Work be damned. This was worthy of a gawk.

Wheeling into the lot, a slow half circuit revealed a body laying behind the conflagration. Needless to inspect any closer. Familiarity indicated him irrevocably dead. Amazing. I’ve seen more corpses after nine years in Las Vegas than I did after a lifetime in Metropolitan New York. And back East one of my summer home from college jobs included a few cold shifts inside a morgue.

The quiet was never bothersome. Just the occasional unexplained noises.
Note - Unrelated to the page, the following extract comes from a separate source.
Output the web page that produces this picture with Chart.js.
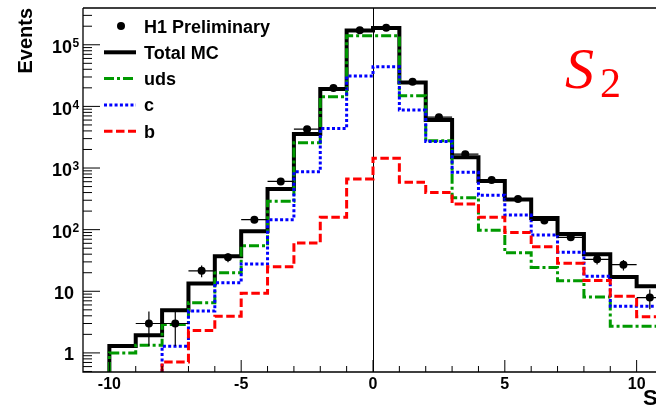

Anyway, the freshly departed was one of the countless chronically homeless wretches any long-time Las Vegas resident ought to accustom him- or herself to looking through. Flames danced along his glassy stare. His mouth agape as if caught in mid-sentence while giving his “final answer.” Matted hair. Scouring pad beard. Rags passing as clothing. Only one foot shod in a floppy shoe.

His demise through suicide or exhaustion? Probably a convergence of the latter backtracking into the former. Presumably an OD into infinity was his last trip. At least he ended on his terms. The cart fire proved this. If it’d been a fatal bum fight, the winning scavenger would’ve plucked what he could’ve from “the trove.” Through this he also would’ve scattered possessions around the pavement. He wouldn’t have wasted an instant torching the pile. Save that for abandoned buildings.

Unfortunately, there wasn’t any African or Arab or Eastern European mug around to fob the discovery off on and have report it to the police. Emerging from where these “new Americans” do, who better to handle indifferent authorities and readily misfiled paperwork?

Given the intensity and plentitude of contents in the cart yet to burn, I knew a curious citizen would eventually drive by. Let him or her alert the local constabulary. A slow night, the remains could’ve then gotten a wholly unnecessary quick response.